Dovete capire che se scrivo qualcosa su Apuna non è perchè io mi senta un critico cinematografico o un esperto di libri, credo sia un modo sano e naturale di condividere emozioni e idee che penso potrebbero essere d’interesse a qualcuno. A volte scrivo solo per me, per togliermi qualcosa che gira al mio interno dopo aver visto o letto qualcosa.
Chiarito questo ho il piacere di parlarvi dell’ultimo prodotto artistico di Quentin Tarantino: “Once upon a time in Hollywood”. Senza alcun dubbio posso dire che Tarantino rappresenta nel mondo del cinema una svolta oserei dire epocale. Quando uscì nel 1992 “Resevoir Dogs” (le Iene in Italia) fu un terremoto. Tarantino, vero nerd del cinema dall’infanzia piena di pazzie intelligenti, portò una ventata diversa nel modo in cui il cinema viene raccontato. Da quel momento in poi si parla di “cinema di Tarantino”.
Il problema credo sia proprio qui. Visto la sua abilità e creatività ogni volta che esce una sua creazione le persone si aspettano sempre il capolavoro. Io, nel vedere il suo ultimo film, non credo di aver visto un capolavoro ma sicuramente ho visto un film di Tarantino e questo a me basta e avanza per parlarne bene ed essere stato contento di averlo visto.

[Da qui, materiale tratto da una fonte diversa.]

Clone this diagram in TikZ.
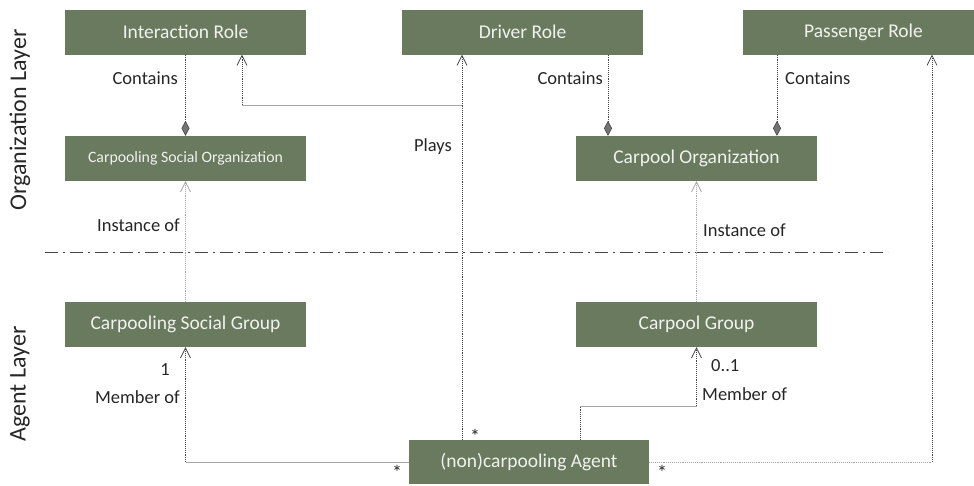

Il film si svolge nel 1969 e questo è molto importante. Leonardo di Caprio (Rick Dalton) è un attore famoso che recita prevalentemente nelle serie televisive di quell’epoca. Vive un rapporto simbiotico di vera amicizia con Brad Pitt (Cliff Booth) suo stunt che lo aiuta e praticamente lo accudisce. Il film ha diverse linee di lettura. Seguiamo la crisi professionale e umana di Dalton quando un produttore di cinema (Al Pacino, e non dico altro) gli fa capire che deve cambiare genere e dimostrare di che pasta è fatto. Vediamo anche la vita veramente cool di Booth, che abita in una roulotte con il suo pit bull di nome Brandy. Sullo sfondo, chiave importante della trama, seguiamo Sharon Tate (la bravissima e bellissima Margot Robbie) moglie di Roman Polanski, che vive la jet-set di quell’epoca insieme alle sua fragilità.
Inutile dirvi che Tarantino, come è sua abitudine, riempie il film di spezzoni di programmi radiofonici dell’epoca, di bellissima musica e di luoghi storici della Hollywood di quei tempi. Ci regala Steve McQueen, Bruce Lee, e tante altre icone immergendoci nelle sua propria storia fatta di amore per il cinema. Ecco, “Once upon a time in Hollywood” è un dolce creato per noi da Tarantino. Il dolce è buono, ma a volte potrebbe essere un pò troppo carico e stucchevole. Il dolce forse è troppo grande, ma se stimi il pasticciere va bene anche così. Ho letto che si dice di questo film che è auto referenziato, pieno di citazioni e situazioni che forse risultano troppe alla fine, e che lui come al solito si atteggia a Dio. Si, forse si. Forse il film invece delle quasi tre ore poteva durare di meno, ma se ami il cinema, la recitazione, il mondo fatto di film e persone che hanno costruito un epoca, vedrai che ti piacerà.
E qui vengo al finale che è sicuramente la parte più importante della storia. Tarantino, quando presentarono la pellicola a Venezia, chiese per favore di non spiattellare in giro come finisce. Vi dico solo che se volete andare a vedere questo film documentatevi sulla triste storia di Sharon Tate e del massacro fatto dalla Famiglia Mason. La chiave è qui, e devo dire che vedere questo finale mi ha realmente emozionato. Non ci ho messo il pensiero o la razionalità, ma ho seguito probabilmente quello che Tarantino voleva farci vivere, e mi è veramente piaciuto tanto.
Ho letto che il suo prossimo lavoro sarà un film d’horror. Lo andrò sicuramente a vedere in quanto ho visto tutte le sue opere fino ad ora.
Grazie Mr Tarantino.
Grazie, Apuna, al contrario di te non amo per niente Tarantino (tre quarti dei suoi riferimenti culturali a me non dicono niente e – come dici giustamente – senza di quelli il suo cinema non sarebbe il suo cinema), ma grazie a questa bella recensione andrò a vederlo!